In learning and development, gamification is the personification of learning that strives to leverage people’s natural desires, ranging from competition to achievement to self-expression to closure. As game-based learning has evolved, it has been called many different names, including gamification, gameful learning, and serious games. The problem is, these terms mean different things to different people, which creates layers of misunderstanding.
Gamification is not new but recent advancements in technology have given us software that makes gamification simpler to create efficiently and allows others to join us in on the fun! In gamification, we’re asking learners to practice skills and explore options for how to complete tasks.
When we talk about game-based learning, we’re simply referring to games that have learning objectives. Players must learn a certain subject or skill, and then apply their new knowledge to win the game. Game-based learning types include board, card, and video games - even hide-and-seek. Gamification isn’t a type of learning. Nor is it a game. It is an instructional design approach.

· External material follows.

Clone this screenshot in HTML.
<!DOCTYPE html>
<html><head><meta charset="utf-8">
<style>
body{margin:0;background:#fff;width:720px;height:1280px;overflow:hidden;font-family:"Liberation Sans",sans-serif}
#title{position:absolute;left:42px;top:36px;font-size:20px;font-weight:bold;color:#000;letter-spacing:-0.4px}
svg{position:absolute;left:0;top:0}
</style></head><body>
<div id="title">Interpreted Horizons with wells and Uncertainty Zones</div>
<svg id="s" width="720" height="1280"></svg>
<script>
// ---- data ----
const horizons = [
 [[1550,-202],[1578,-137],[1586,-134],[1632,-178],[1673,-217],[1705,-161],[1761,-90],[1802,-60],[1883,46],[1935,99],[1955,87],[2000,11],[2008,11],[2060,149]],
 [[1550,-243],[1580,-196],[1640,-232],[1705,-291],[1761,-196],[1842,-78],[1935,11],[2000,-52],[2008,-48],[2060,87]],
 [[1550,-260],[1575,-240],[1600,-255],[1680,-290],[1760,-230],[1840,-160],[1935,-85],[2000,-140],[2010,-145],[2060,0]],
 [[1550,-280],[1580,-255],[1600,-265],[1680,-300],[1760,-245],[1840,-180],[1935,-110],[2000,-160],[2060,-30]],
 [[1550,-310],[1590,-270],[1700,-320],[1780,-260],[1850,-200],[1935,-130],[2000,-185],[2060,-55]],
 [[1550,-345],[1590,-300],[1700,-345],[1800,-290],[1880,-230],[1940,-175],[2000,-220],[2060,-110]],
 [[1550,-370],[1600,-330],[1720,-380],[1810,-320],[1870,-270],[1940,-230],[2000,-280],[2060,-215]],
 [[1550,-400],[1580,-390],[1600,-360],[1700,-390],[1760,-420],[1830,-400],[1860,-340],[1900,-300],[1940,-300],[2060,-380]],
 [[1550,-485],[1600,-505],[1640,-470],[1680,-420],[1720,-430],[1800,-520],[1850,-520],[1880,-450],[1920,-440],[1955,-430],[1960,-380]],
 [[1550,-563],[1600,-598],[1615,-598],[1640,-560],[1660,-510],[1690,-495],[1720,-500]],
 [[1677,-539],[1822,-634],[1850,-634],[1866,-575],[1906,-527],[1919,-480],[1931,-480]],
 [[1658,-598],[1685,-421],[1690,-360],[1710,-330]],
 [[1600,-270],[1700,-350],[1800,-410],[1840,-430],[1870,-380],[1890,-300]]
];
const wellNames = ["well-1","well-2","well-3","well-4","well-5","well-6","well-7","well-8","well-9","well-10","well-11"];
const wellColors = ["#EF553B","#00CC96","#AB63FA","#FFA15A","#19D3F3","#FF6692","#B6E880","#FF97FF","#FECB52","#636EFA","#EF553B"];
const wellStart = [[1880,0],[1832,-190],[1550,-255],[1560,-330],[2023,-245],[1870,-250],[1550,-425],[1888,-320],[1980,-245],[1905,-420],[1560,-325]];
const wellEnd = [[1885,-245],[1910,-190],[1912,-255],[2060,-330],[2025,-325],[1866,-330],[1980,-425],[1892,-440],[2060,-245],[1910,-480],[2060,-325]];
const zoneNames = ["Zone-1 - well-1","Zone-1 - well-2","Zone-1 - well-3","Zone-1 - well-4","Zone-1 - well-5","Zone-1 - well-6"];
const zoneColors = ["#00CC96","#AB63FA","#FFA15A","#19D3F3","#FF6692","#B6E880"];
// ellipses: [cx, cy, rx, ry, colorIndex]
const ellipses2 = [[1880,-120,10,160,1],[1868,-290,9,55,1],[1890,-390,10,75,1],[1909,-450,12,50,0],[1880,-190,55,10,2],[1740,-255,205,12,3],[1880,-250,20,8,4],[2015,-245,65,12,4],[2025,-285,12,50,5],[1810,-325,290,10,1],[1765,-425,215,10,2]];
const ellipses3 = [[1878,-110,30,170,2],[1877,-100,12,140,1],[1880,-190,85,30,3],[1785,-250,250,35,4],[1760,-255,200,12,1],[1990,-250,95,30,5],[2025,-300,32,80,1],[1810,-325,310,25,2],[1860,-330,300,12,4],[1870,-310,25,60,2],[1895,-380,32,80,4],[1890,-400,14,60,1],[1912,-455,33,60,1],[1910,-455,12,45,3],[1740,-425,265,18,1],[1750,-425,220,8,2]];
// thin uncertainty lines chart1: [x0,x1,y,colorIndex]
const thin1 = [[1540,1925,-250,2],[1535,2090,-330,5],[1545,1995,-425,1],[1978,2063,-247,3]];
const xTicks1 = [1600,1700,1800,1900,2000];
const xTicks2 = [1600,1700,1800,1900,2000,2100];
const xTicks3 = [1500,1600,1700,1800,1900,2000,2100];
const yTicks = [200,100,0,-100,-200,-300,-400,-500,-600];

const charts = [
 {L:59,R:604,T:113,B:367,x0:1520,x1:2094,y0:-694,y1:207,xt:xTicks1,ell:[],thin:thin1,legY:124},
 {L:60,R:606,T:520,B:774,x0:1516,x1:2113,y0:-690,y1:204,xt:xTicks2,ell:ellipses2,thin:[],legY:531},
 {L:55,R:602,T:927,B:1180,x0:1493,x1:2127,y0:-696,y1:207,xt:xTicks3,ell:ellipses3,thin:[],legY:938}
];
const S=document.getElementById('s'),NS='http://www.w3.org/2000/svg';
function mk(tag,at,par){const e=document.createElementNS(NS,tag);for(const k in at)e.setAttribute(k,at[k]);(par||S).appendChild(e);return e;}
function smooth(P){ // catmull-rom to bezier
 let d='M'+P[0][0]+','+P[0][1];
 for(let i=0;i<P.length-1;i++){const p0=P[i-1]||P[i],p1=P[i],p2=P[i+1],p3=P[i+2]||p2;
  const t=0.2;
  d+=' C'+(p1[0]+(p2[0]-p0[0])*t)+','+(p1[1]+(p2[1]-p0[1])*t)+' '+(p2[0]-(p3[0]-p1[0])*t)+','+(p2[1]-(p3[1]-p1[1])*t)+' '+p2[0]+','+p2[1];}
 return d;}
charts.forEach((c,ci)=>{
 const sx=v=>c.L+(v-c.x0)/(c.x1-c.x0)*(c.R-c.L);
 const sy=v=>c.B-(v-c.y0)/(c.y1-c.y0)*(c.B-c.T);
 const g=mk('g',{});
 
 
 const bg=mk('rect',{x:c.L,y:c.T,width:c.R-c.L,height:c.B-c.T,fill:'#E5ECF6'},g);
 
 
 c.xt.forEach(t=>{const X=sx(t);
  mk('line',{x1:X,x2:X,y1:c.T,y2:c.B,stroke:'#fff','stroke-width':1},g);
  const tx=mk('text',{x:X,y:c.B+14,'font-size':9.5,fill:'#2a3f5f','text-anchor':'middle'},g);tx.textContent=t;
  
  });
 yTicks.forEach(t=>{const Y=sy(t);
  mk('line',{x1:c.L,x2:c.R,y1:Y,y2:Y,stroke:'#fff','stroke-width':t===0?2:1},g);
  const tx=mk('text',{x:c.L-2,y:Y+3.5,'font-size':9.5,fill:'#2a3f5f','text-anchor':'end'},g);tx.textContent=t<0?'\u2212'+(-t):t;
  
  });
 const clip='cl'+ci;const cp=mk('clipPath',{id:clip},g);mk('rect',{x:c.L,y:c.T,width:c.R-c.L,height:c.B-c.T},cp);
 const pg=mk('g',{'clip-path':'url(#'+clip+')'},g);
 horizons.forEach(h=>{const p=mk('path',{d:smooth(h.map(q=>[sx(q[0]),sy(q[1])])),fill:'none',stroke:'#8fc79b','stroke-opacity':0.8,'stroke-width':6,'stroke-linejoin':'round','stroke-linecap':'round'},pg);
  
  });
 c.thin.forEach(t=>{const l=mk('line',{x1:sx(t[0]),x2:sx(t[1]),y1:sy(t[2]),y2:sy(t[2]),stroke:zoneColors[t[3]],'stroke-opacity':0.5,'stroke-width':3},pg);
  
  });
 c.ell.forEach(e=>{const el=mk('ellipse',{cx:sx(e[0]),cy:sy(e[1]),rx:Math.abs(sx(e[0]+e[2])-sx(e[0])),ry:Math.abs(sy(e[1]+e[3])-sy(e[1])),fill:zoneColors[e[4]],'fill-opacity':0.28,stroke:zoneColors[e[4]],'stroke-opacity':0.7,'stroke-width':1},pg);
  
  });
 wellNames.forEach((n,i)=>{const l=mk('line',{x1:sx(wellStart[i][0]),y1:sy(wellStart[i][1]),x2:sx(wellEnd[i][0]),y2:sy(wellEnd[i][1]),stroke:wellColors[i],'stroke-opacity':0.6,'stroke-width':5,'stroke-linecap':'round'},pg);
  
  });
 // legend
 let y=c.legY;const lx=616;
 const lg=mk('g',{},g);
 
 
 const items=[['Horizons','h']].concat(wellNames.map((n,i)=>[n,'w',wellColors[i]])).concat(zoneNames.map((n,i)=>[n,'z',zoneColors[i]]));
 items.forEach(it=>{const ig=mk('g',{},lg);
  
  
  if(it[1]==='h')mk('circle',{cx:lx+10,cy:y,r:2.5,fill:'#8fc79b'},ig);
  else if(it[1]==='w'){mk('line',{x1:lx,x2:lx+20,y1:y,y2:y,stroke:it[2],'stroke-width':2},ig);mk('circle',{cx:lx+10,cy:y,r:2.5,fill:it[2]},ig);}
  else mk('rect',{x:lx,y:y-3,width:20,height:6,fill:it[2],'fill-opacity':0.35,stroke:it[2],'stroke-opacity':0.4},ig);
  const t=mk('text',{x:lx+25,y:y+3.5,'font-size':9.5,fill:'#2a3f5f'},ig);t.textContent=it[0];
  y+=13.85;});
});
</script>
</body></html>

An instructional designer might incorporate gamification strategies, components of gameplay - in an eLearning module to make learners interact with the content which empowers learners to think before they act.
Serious games are simulations of real-world events used in the everyday workplace. The purpose of the interactivity in a serious game is skill practice and mastery, rather than entertainment. Also referred to as immersive learning simulations, these games simulate real life situations and give learners an opportunity to practice what they learn through trial and error. Serious games also involve competition, a motivational factor in education.

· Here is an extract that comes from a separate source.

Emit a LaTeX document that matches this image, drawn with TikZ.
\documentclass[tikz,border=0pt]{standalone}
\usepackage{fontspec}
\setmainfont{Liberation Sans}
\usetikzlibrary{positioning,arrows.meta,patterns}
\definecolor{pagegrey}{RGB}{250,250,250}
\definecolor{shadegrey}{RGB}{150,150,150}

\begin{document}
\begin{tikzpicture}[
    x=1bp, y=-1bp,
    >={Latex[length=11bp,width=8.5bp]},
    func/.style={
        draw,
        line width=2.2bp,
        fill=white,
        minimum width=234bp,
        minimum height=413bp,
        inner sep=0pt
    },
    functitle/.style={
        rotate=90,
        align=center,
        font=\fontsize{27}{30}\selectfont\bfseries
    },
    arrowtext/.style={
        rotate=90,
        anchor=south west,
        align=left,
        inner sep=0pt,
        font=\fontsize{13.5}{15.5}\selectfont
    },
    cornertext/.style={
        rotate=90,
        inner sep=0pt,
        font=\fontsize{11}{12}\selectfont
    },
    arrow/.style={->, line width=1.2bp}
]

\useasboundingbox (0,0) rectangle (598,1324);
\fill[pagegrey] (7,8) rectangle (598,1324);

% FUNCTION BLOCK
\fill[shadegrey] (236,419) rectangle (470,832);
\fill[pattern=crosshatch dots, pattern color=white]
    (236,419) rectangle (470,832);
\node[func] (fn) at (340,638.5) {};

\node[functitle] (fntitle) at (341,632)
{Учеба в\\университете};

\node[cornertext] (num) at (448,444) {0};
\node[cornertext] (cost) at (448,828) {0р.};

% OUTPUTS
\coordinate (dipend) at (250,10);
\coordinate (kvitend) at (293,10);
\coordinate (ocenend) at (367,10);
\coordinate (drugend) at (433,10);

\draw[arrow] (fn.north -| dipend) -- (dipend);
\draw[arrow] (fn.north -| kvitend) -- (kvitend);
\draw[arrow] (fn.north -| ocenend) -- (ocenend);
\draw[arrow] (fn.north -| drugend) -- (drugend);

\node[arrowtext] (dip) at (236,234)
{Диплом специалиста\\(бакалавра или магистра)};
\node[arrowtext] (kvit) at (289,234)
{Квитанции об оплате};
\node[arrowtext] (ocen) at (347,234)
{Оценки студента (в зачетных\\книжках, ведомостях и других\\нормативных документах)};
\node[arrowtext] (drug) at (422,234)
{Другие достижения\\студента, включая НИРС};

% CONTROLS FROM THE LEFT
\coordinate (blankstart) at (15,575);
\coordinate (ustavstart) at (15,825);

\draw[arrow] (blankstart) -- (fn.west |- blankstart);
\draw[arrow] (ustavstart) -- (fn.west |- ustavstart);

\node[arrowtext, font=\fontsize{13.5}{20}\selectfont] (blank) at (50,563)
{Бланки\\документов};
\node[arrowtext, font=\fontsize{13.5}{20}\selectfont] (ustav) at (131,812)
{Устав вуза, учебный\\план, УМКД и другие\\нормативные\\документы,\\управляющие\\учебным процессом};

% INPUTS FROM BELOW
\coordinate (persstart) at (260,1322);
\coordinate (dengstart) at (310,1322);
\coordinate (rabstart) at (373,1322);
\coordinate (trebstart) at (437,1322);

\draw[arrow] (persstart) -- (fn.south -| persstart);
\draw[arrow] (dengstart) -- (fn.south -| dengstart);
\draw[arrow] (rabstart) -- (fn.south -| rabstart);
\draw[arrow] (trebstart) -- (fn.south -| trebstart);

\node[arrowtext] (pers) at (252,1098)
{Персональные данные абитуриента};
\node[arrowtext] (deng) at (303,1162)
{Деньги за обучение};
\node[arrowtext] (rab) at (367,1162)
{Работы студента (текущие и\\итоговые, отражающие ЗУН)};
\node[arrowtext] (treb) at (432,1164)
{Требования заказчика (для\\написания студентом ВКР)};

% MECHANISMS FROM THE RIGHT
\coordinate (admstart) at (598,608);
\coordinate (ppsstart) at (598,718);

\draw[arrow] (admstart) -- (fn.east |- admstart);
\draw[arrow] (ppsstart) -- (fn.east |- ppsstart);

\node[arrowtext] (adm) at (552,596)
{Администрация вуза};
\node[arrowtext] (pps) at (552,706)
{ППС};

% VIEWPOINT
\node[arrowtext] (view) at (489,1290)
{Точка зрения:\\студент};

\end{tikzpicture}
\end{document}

When crafted well, gamification plays to human’s affinity and curiosity for compelling stories and desire to succeed. Gamified learning offers an effective combination of exploration, investigation, and storytelling to engage learners. Much like video games, the options available for gamified learning experiences are almost endless. Puzzles can be great for helping employees better understand how they fit into your organization. Adventure games can replace out-of-date compliance training. Role-playing and simulation-style gamified learning is great for teaching sales strategies and selling practices. Action and strategy games can be a great way to build soft skills within your organization.